The shareholder failed to make a demand on the board before bringing a derivative suit against the directors and executives but argued that demand was excused because a majority of the board faced a substantial likelihood of liability for their breach of fiduciary duties on the basis of insider trading for selling stock during the alleged scheme period and that the defendants knowingly or recklessly approved false or misleading statements in the company’s 10-K filings by signing those filings. The District Court disagreed and held that while the board should have known about the corporation’s alleged fee scheme, the shareholder failed to adequately plead that the board actually knew about the fee scheme.

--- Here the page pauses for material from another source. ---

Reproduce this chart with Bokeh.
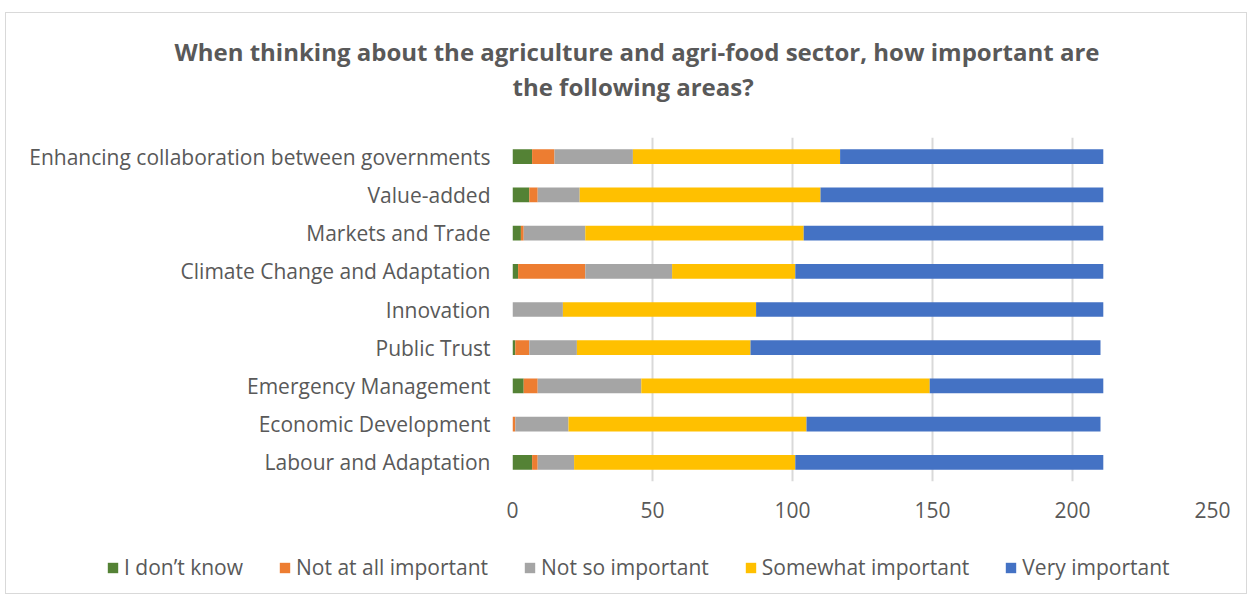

On appeal, the Eleventh Circuit affirmed, holding that the shareholder failed to show that the defendants as a group or individually knew of the alleged scheme and acted at the time for the shareholder’s demand on the board. The court found that the shareholder failed to provide any allegations showing that the board had actual knowledge of the alleged scheme until the reports were published, which was shortly before the shareholder filed the suit. The court noted that the derivative action was filed a few months after the publications began and less than a month after the federal securities class action was filed. Therefore, based on the timing of when the suit was filed and the occurrence of the alleged misconduct, the court could not infer that the defendant directors were actually aware of the scheme at the relevant time for the shareholder’s demand on the board which would subject the board to a substantial likelihood of liability. Accordingly, the court held that the shareholder was obligated to make demand before filing suit against the defendant directors, that demand was not excused and affirmed the district court’s dismissal of the derivative action.